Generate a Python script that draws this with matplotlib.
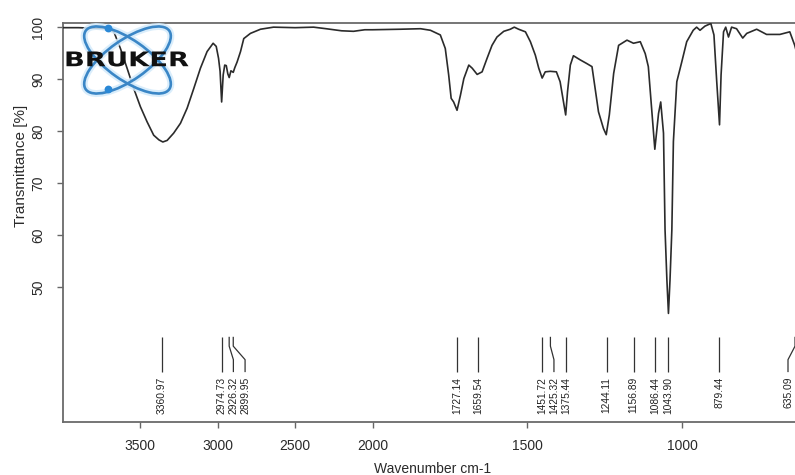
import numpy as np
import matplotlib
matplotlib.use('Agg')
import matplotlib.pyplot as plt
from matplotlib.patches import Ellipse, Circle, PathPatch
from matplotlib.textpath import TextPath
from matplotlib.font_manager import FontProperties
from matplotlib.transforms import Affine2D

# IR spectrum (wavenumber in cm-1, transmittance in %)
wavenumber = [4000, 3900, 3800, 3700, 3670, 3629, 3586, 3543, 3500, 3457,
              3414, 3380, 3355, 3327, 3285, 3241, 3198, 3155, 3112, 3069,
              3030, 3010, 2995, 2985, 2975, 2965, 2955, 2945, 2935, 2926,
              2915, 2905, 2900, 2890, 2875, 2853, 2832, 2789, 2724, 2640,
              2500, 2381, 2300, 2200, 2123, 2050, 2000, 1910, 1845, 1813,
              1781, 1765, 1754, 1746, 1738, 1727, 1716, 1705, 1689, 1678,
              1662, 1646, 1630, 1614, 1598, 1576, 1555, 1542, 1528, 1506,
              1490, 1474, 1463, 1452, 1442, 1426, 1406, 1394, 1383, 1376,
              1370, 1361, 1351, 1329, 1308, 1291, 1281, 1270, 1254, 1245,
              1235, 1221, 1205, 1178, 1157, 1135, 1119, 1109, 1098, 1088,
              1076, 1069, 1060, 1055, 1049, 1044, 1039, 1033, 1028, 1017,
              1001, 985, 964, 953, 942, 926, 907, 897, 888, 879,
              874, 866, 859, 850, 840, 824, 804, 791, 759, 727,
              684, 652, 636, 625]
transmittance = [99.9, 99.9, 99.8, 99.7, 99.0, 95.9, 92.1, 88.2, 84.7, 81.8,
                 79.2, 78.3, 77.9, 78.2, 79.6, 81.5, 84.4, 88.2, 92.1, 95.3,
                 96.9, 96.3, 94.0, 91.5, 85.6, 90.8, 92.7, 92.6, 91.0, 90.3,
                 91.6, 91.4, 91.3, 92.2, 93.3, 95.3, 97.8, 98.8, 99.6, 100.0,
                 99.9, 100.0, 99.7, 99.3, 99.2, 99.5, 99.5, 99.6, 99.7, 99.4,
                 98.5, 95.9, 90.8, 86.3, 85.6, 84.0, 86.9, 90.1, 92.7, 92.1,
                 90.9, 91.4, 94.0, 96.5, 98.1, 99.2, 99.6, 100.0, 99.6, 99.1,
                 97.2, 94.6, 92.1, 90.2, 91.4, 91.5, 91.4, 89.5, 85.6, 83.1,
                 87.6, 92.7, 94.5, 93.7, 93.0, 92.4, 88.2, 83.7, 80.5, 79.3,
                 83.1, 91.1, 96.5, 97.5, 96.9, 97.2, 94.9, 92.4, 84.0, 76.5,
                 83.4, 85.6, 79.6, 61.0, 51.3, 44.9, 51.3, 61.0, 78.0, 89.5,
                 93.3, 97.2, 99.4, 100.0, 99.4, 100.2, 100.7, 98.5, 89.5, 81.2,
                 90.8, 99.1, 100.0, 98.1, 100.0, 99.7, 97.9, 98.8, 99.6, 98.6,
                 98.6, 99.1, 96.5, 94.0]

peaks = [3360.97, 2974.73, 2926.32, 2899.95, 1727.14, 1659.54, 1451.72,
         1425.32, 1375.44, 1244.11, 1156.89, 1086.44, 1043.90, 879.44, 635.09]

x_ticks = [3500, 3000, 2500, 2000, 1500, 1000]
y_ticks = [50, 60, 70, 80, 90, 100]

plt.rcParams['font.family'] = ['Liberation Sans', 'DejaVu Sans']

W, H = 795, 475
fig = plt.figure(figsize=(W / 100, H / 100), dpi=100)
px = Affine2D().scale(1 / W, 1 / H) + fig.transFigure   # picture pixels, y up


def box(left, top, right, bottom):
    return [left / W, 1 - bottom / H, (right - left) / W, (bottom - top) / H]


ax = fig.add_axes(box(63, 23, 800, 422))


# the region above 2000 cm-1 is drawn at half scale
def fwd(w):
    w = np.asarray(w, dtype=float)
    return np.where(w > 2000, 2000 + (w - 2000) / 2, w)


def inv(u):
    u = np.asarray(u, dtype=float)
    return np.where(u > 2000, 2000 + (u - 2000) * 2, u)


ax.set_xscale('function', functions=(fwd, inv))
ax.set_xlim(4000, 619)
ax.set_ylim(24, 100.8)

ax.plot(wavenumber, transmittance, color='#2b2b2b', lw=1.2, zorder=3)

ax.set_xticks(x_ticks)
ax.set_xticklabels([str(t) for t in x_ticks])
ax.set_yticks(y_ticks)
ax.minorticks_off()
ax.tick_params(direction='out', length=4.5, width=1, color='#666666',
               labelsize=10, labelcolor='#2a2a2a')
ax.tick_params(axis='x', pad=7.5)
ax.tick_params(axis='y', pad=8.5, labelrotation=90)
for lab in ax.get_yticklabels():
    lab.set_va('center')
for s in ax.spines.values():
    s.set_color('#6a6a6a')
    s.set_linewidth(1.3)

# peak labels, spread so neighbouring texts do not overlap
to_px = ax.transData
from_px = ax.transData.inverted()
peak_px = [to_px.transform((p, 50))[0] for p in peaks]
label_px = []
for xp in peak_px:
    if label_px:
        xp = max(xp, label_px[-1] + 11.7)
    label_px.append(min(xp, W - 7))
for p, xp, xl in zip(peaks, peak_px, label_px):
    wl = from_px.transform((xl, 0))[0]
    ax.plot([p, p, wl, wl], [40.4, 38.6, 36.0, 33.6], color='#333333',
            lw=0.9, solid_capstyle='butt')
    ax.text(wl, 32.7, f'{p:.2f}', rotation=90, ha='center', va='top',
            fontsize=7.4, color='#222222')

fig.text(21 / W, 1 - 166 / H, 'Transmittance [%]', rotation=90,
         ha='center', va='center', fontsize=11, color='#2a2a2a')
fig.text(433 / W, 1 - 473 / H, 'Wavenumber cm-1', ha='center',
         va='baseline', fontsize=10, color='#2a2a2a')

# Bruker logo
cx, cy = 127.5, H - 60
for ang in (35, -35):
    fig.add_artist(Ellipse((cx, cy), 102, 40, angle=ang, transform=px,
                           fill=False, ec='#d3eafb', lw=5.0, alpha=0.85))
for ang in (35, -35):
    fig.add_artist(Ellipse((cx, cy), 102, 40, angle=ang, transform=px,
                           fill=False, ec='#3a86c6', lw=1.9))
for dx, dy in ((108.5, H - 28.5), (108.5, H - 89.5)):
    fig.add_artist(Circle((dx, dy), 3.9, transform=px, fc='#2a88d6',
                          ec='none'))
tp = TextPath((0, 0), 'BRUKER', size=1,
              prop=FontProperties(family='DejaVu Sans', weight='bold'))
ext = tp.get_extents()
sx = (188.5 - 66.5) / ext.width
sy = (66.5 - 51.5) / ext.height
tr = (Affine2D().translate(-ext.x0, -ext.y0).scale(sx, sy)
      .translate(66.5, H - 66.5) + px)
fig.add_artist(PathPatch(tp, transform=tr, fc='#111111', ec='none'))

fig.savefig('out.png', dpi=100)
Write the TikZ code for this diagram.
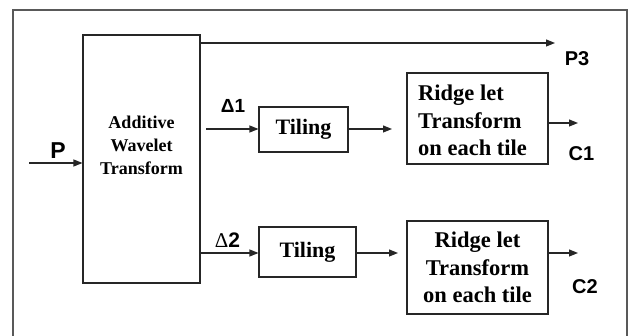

******

### Given instruction
Without including any picture, repeat the data exactly.

### Full answer
Generate a Python script that draws this with matplotlib.
import numpy as np
import matplotlib
matplotlib.use('Agg')
import matplotlib.pyplot as plt
from matplotlib.patches import Ellipse, Circle, PathPatch
from matplotlib.textpath import TextPath
from matplotlib.font_manager import FontProperties
from matplotlib.transforms import Affine2D

# IR spectrum (wavenumber in cm-1, transmittance in %)
wavenumber = [4000, 3900, 3800, 3700, 3670, 3629, 3586, 3543, 3500, 3457,
              3414, 3380, 3355, 3327, 3285, 3241, 3198, 3155, 3112, 3069,
              3030, 3010, 2995, 2985, 2975, 2965, 2955, 2945, 2935, 2926,
              2915, 2905, 2900, 2890, 2875, 2853, 2832, 2789, 2724, 2640,
              2500, 2381, 2300, 2200, 2123, 2050, 2000, 1910, 1845, 1813,
              1781, 1765, 1754, 1746, 1738, 1727, 1716, 1705, 1689, 1678,
              1662, 1646, 1630, 1614, 1598, 1576, 1555, 1542, 1528, 1506,
              1490, 1474, 1463, 1452, 1442, 1426, 1406, 1394, 1383, 1376,
              1370, 1361, 1351, 1329, 1308, 1291, 1281, 1270, 1254, 1245,
              1235, 1221, 1205, 1178, 1157, 1135, 1119, 1109, 1098, 1088,
              1076, 1069, 1060, 1055, 1049, 1044, 1039, 1033, 1028, 1017,
              1001, 985, 964, 953, 942, 926, 907, 897, 888, 879,
              874, 866, 859, 850, 840, 824, 804, 791, 759, 727,
              684, 652, 636, 625]
transmittance = [99.9, 99.9, 99.8, 99.7, 99.0, 95.9, 92.1, 88.2, 84.7, 81.8,
                 79.2, 78.3, 77.9, 78.2, 79.6, 81.5, 84.4, 88.2, 92.1, 95.3,
                 96.9, 96.3, 94.0, 91.5, 85.6, 90.8, 92.7, 92.6, 91.0, 90.3,
                 91.6, 91.4, 91.3, 92.2, 93.3, 95.3, 97.8, 98.8, 99.6, 100.0,
                 99.9, 100.0, 99.7, 99.3, 99.2, 99.5, 99.5, 99.6, 99.7, 99.4,
                 98.5, 95.9, 90.8, 86.3, 85.6, 84.0, 86.9, 90.1, 92.7, 92.1,
                 90.9, 91.4, 94.0, 96.5, 98.1, 99.2, 99.6, 100.0, 99.6, 99.1,
                 97.2, 94.6, 92.1, 90.2, 91.4, 91.5, 91.4, 89.5, 85.6, 83.1,
                 87.6, 92.7, 94.5, 93.7, 93.0, 92.4, 88.2, 83.7, 80.5, 79.3,
                 83.1, 91.1, 96.5, 97.5, 96.9, 97.2, 94.9, 92.4, 84.0, 76.5,
                 83.4, 85.6, 79.6, 61.0, 51.3, 44.9, 51.3, 61.0, 78.0, 89.5,
                 93.3, 97.2, 99.4, 100.0, 99.4, 100.2, 100.7, 98.5, 89.5, 81.2,
                 90.8, 99.1, 100.0, 98.1, 100.0, 99.7, 97.9, 98.8, 99.6, 98.6,
                 98.6, 99.1, 96.5, 94.0]

peaks = [3360.97, 2974.73, 2926.32, 2899.95, 1727.14, 1659.54, 1451.72,
         1425.32, 1375.44, 1244.11, 1156.89, 1086.44, 1043.90, 879.44, 635.09]

x_ticks = [3500, 3000, 2500, 2000, 1500, 1000]
y_ticks = [50, 60, 70, 80, 90, 100]

plt.rcParams['font.family'] = ['Liberation Sans', 'DejaVu Sans']

W, H = 795, 475
fig = plt.figure(figsize=(W / 100, H / 100), dpi=100)
px = Affine2D().scale(1 / W, 1 / H) + fig.transFigure   # picture pixels, y up


def box(left, top, right, bottom):
    return [left / W, 1 - bottom / H, (right - left) / W, (bottom - top) / H]


ax = fig.add_axes(box(63, 23, 800, 422))


# the region above 2000 cm-1 is drawn at half scale
def fwd(w):
    w = np.asarray(w, dtype=float)
    return np.where(w > 2000, 2000 + (w - 2000) / 2, w)


def inv(u):
    u = np.asarray(u, dtype=float)
    return np.where(u > 2000, 2000 + (u - 2000) * 2, u)


ax.set_xscale('function', functions=(fwd, inv))
ax.set_xlim(4000, 619)
ax.set_ylim(24, 100.8)

ax.plot(wavenumber, transmittance, color='#2b2b2b', lw=1.2, zorder=3)

ax.set_xticks(x_ticks)
ax.set_xticklabels([str(t) for t in x_ticks])
ax.set_yticks(y_ticks)
ax.minorticks_off()
ax.tick_params(direction='out', length=4.5, width=1, color='#666666',
               labelsize=10, labelcolor='#2a2a2a')
ax.tick_params(axis='x', pad=7.5)
ax.tick_params(axis='y', pad=8.5, labelrotation=90)
for lab in ax.get_yticklabels():
    lab.set_va('center')
for s in ax.spines.values():
    s.set_color('#6a6a6a')
    s.set_linewidth(1.3)

# peak labels, spread so neighbouring texts do not overlap
to_px = ax.transData
from_px = ax.transData.inverted()
peak_px = [to_px.transform((p, 50))[0] for p in peaks]
label_px = []
for xp in peak_px:
    if label_px:
        xp = max(xp, label_px[-1] + 11.7)
    label_px.append(min(xp, W - 7))
for p, xp, xl in zip(peaks, peak_px, label_px):
    wl = from_px.transform((xl, 0))[0]
    ax.plot([p, p, wl, wl], [40.4, 38.6, 36.0, 33.6], color='#333333',
            lw=0.9, solid_capstyle='butt')
    ax.text(wl, 32.7, f'{p:.2f}', rotation=90, ha='center', va='top',
            fontsize=7.4, color='#222222')

fig.text(21 / W, 1 - 166 / H, 'Transmittance [%]', rotation=90,
         ha='center', va='center', fontsize=11, color='#2a2a2a')
fig.text(433 / W, 1 - 473 / H, 'Wavenumber cm-1', ha='center',
         va='baseline', fontsize=10, color='#2a2a2a')

# Bruker logo
cx, cy = 127.5, H - 60
for ang in (35, -35):
    fig.add_artist(Ellipse((cx, cy), 102, 40, angle=ang, transform=px,
                           fill=False, ec='#d3eafb', lw=5.0, alpha=0.85))
for ang in (35, -35):
    fig.add_artist(Ellipse((cx, cy), 102, 40, angle=ang, transform=px,
                           fill=False, ec='#3a86c6', lw=1.9))
for dx, dy in ((108.5, H - 28.5), (108.5, H - 89.5)):
    fig.add_artist(Circle((dx, dy), 3.9, transform=px, fc='#2a88d6',
                          ec='none'))
tp = TextPath((0, 0), 'BRUKER', size=1,
              prop=FontProperties(family='DejaVu Sans', weight='bold'))
ext = tp.get_extents()
sx = (188.5 - 66.5) / ext.width
sy = (66.5 - 51.5) / ext.height
tr = (Affine2D().translate(-ext.x0, -ext.y0).scale(sx, sy)
      .translate(66.5, H - 66.5) + px)
fig.add_artist(PathPatch(tp, transform=tr, fc='#111111', ec='none'))

fig.savefig('out.png', dpi=100)
Write the TikZ code for this diagram.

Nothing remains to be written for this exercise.